4. Final confirmation
Check the details and click [Create].
- The Cloud Hadoop Notebook ACG is automatically generated whenever you create a Notebook. To set up network ACLs, you can select an automatically generated ACG and modify the rules. For more information about setting up ACGs, see the Firewall settings (ACG) guide.
- It takes about 5 to 10 minutes for a notebook to be created. When the notebook creation is complete and starts operating, you'll see In Operation in the Status column of the cluster list.
Access notebook
Access notebook web page
In the Cloud Hadoop (Notebooks) console, click [Open in JupyterLab] or [Open in Jupyter]. You can access the Jupyter Notebook web page installed on the Notebook node.
- To the Cloud Hadoop Notebook ACG, add allowed port
8889for JupyterLab and allowed port8888for Jupyter web pages. - For Notebook nodes created on a Public Subnet, web access is available based on public IPs.
- For Notebook nodes created in a Private Subnet, you must connect via SSLVPN to access the web.
For detailed instructions on how to set up SSL VPN and ACG, see UI access and password setup guide by service.
Access directly to notebook node via SSH
You can access the Notebook node directly with SSH using the authentication key you set in the authentication key setting step when creating the notebook. For more information, see the Access a cluster node with SSH guide.
Use notebook
Notebooks can be used and integrated in a variety of ways.
- Integrate with Spark on a Cloud Hadoop cluster from a Notebook
- Learn TensorFlow MNIST in your notebook
- Integrate Object Storage data in notebooks
Preliminary tasks
Permission is needed in ACGs between the Cloud Hadoop cluster and the Notebook node to integrate. Include the Notebook node's ACG in the ACG of the Cloud Hadoop cluster you want to integrate with, and set up the ACG as follows.
- Click the [Inbound] tab in the Default ACG of the Cloud Hadoop cluster you want to integrate with. Add the Notebook node's ACG to the access source and all ports 1-65535 to the allowed ports, then click [Apply].

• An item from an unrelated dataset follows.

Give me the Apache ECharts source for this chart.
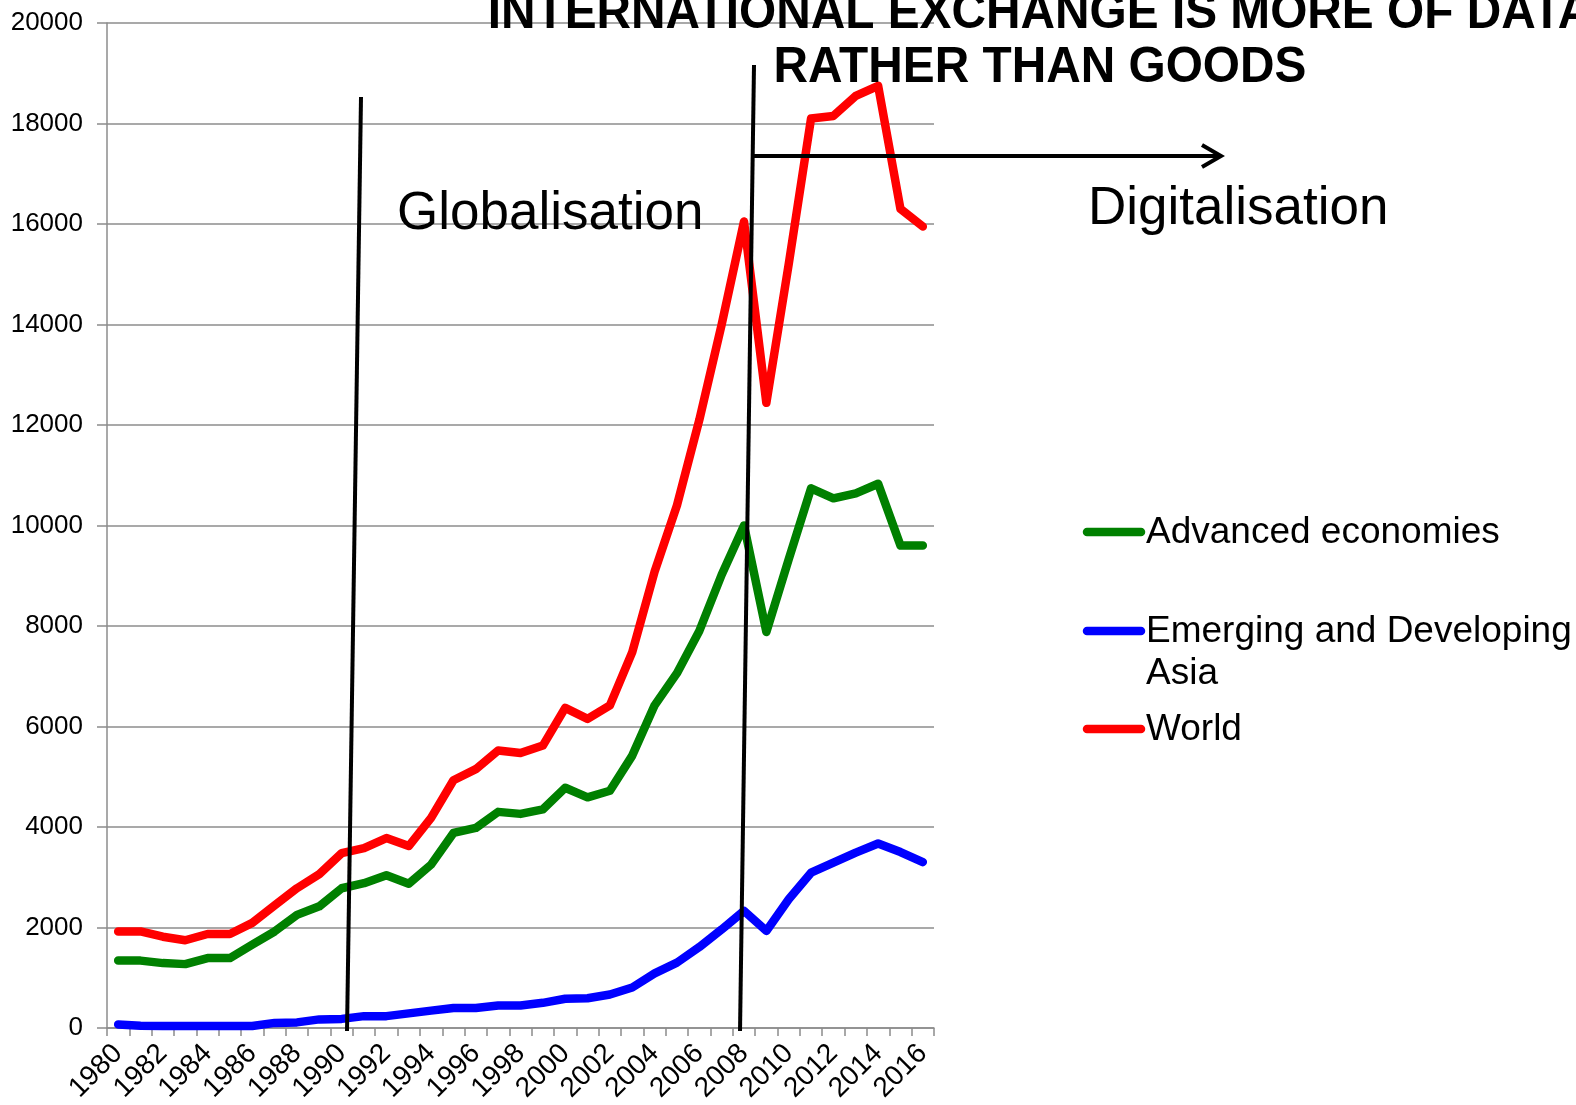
<!DOCTYPE html>
<html>
<head>
<meta charset="utf-8">
<title>International exchange</title>
<script src="https://cdn.jsdelivr.net/npm/echarts@6/dist/echarts.min.js"></script>
<style>
  html, body { margin: 0; padding: 0; background: #fff; }
  #chart { width: 1576px; height: 1105px; }
</style>
</head>
<body>
<div id="chart"></div>
<script>
// Years on the category axis
const years = [
  '1980','1981','1982','1983','1984','1985','1986','1987','1988','1989',
  '1990','1991','1992','1993','1994','1995','1996','1997','1998','1999',
  '2000','2001','2002','2003','2004','2005','2006','2007','2008','2009',
  '2010','2011','2012','2013','2014','2015','2016'
];

const advancedEconomies = [
  1340, 1340, 1290, 1270, 1390, 1390, 1660, 1920, 2250, 2420,
  2780, 2880, 3040, 2870, 3250, 3880, 3980, 4300, 4260, 4350,
  4780, 4590, 4720, 5420, 6420, 7060, 7900, 9020, 10000, 7880,
  9330, 10740, 10540, 10640, 10830, 9600, 9600
];

const emergingAsia = [
  70, 45, 40, 40, 40, 40, 40, 100, 110, 170,
  180, 235, 235, 290, 345, 395, 395, 445, 445, 500,
  580, 590, 665, 805, 1085, 1300, 1610, 1960, 2330, 1930,
  2560, 3090, 3290, 3490, 3670, 3500, 3300
];

const world = [
  1920, 1920, 1815, 1745, 1870, 1870, 2090, 2440, 2780, 3060,
  3480, 3580, 3780, 3620, 4180, 4930, 5150, 5520, 5470, 5620,
  6370, 6150, 6420, 7480, 9080, 10400, 12100, 14000, 16050, 12440,
  15200, 18100, 18150, 18550, 18750, 16300, 15950
];

const yTicks = { min: 0, max: 20000, interval: 2000 };

const seriesDefs = [
  { name: 'Advanced economies', data: advancedEconomies, color: '#008000' },
  { name: 'Emerging and Developing Asia', data: emergingAsia, color: '#0000ff' },
  { name: 'World', data: world, color: '#ff0000' }
];

const FONT = '"Liberation Sans", Arial, sans-serif';
const GRID = '#8c8c8c';
const LINE_W = 8.5;

const chart = echarts.init(document.getElementById('chart'), null, { renderer: 'canvas' });

// Legend entries drawn as short thick strokes with labels
const legendRows = [
  { y: 532, color: '#008000', text: 'Advanced economies' },
  { y: 631, color: '#0000ff', text: 'Emerging and Developing\nAsia' },
  { y: 729, color: '#ff0000', text: 'World' }
];
const legendGraphics = [];
legendRows.forEach(function (r) {
  legendGraphics.push({
    type: 'line', z: 20,
    shape: { x1: 1087, y1: r.y, x2: 1141, y2: r.y },
    style: { stroke: r.color, lineWidth: LINE_W, lineCap: 'round' }
  });
  legendGraphics.push({
    type: 'text', z: 20, x: 1146, y: r.y - 20,
    style: {
      text: r.text, font: '37px ' + FONT, fill: '#000',
      lineHeight: 42, verticalAlign: 'top', align: 'left'
    }
  });
});

const option = {
  backgroundColor: '#ffffff',
  animation: false,
  grid: { left: 107, right: 642, top: 23, bottom: 75, containLabel: false },
  xAxis: {
    type: 'category',
    data: years,
    boundaryGap: true,
    axisLine: { show: true, lineStyle: { color: GRID, width: 1.5 } },
    axisTick: { show: true, interval: 0, length: 8, lineStyle: { color: GRID, width: 1.5 } },
    axisLabel: {
      interval: 1, rotate: 45, margin: 21,
      fontFamily: FONT, fontSize: 28, color: '#000'
    },
    splitLine: { show: false }
  },
  yAxis: {
    type: 'value',
    min: yTicks.min, max: yTicks.max, interval: yTicks.interval,
    axisLine: { show: true, lineStyle: { color: GRID, width: 1.5 } },
    axisTick: { show: true, length: 10, lineStyle: { color: GRID, width: 1.5 } },
    axisLabel: {
      margin: 24, fontFamily: FONT, fontSize: 26, color: '#000',
      formatter: function (v) { return String(v); }
    },
    splitLine: { show: true, lineStyle: { color: GRID, width: 1.5 } }
  },
  series: seriesDefs.map(function (s) {
    return {
      name: s.name, type: 'line', data: s.data,
      symbol: 'none', smooth: false,
      lineStyle: { color: s.color, width: LINE_W, cap: 'round', join: 'round' },
      itemStyle: { color: s.color },
      z: 3
    };
  }),
  graphic: [
    // title
    {
      type: 'text', z: 30, x: 1040, y: 41, scaleX: 0.956,
      style: {
        text: 'INTERNATIONAL EXCHANGE IS MORE OF DATA\nRATHER THAN GOODS',
        font: 'bold 50px ' + FONT, fill: '#000',
        align: 'center', verticalAlign: 'middle', lineHeight: 54
      }
    },
    // period dividers
    {
      type: 'line', z: 25,
      shape: { x1: 361, y1: 97, x2: 347, y2: 1031 },
      style: { stroke: '#000', lineWidth: 4 }
    },
    {
      type: 'line', z: 25,
      shape: { x1: 754, y1: 65, x2: 740, y2: 1031 },
      style: { stroke: '#000', lineWidth: 4 }
    },
    // arrow toward the digital era
    {
      type: 'line', z: 25,
      shape: { x1: 752, y1: 156, x2: 1220, y2: 156 },
      style: { stroke: '#000', lineWidth: 4 }
    },
    {
      type: 'polyline', z: 25,
      shape: { points: [[1202, 145], [1221, 156], [1202, 167]] },
      style: { stroke: '#000', lineWidth: 4, fill: null, lineJoin: 'miter' }
    },
    {
      type: 'text', z: 25, x: 397, y: 214,
      style: { text: 'Globalisation', font: '53px ' + FONT, fill: '#000', verticalAlign: 'middle', align: 'left' }
    },
    {
      type: 'text', z: 25, x: 1088, y: 209,
      style: { text: 'Digitalisation', font: '53px ' + FONT, fill: '#000', verticalAlign: 'middle', align: 'left' }
    }
  ].concat(legendGraphics)
};

chart.setOption(option);
</script>
</body>
</html>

Cloud Hadoop clusters and Notebooks are recommended to be created on the same Subnet to allow communication within the same VPC.
Integrate with Spark on a Cloud Hadoop cluster from a Notebook
After accessing the Jupyter Notebook Web UI, you can use PySpark to integrate with your Cloud Hadoop cluster.
PySpark example code:
Select PySpark in Set Kernel to proceed in Notebook.
import os
import pyspark
import socket
from pyspark.sql import SQLContext, SparkSession
sc = SparkSession \
.builder \
.appName("SparkFromJupyter") \
.getOrCreate()
sqlContext = SQLContext(sparkContext=sc.sparkContext, sparkSession=sc)
print("Spark Version: " + sc.version)
print("PySpark Version: " + pyspark.__version__)
df = sqlContext.createDataFrame(
[(1, 'foo'), (2,'bar')], #records
['col1', 'col2'] #column names
)
df.show()
print(socket.gethostname(), socket.gethostbyname(socket.gethostname()))

Learn TensorFlow MNIST in your notebook
After accessing the Jupyter Notebook Web UI, you can perform TensorFlow MNIST Training using Python3.
Python3 example code:
Select Python3 in Set Kernel to proceed in Notebook.
# tensorflow library import
# If installing TensorFlow is needed
# !pip install tensorflow_version
import tensorflow as tf
mnist = tf.keras.datasets.mnist
# Load MNIST datasets
(x_train, y_train),(x_test, y_test) = mnist.load_data()
x_train, x_test = x_train / 255.0, x_test / 255.0
# Add a layer to define the model
model = tf.keras.models.Sequential([
tf.keras.layers.Flatten(input_shape=(28, 28)),
tf.keras.layers.Dense(128, activation='relu'),
tf.keras.layers.Dropout(0.2),
tf.keras.layers.Dense(10, activation='softmax')
])
model.compile(optimizer='adam',
loss='sparse_categorical_crossentropy',
metrics=['accuracy'])
# Train and evaluate the model
model.fit(x_train, y_train, epochs=5)
model.evaluate(x_test, y_test)
# Save the trained model as an HDF5 file
model.save('my_model.h5')

Integrate Object Storage data in notebooks
You can integrate with an Object Storage bucket by accessing the Jupyter Notebook Web UI and Object Storage information.
- To check the access key ID, and SecretKey, see Ncloud API. For more information, see Getting started with Object Storage.
Python3 example code:
Select Python3 in Set Kernel to proceed in Notebook.
# Import the required boto3 modules
import boto3
# Enter Object Storage information
service_name = 's3'
endpoint_url = 'https://kr.object.private.ncloudstorage.com'
region_name = 'kr-standard'
access_key = 'User's access key'
secret_key = 'User's secret key'
# Integrating Object Storage with Boto3
if __name__ == "__main__":
s3 = boto3.client(service_name, endpoint_url=endpoint_url, aws_access_key_id=access_key, aws_secret_access_key= secret_key)
s3.upload_file("my_model.h5", "best", "model/my_model.h5")
Delete notebook
You can delete a notebook when you're done using it. The Notebook files (files with the .ipynb extension) used by Jupypter Notebook are stored under the Object Storage bucket in the Cloud Hadoop cluster.
Deleting a notebook doesn't delete the Notebook files you've used.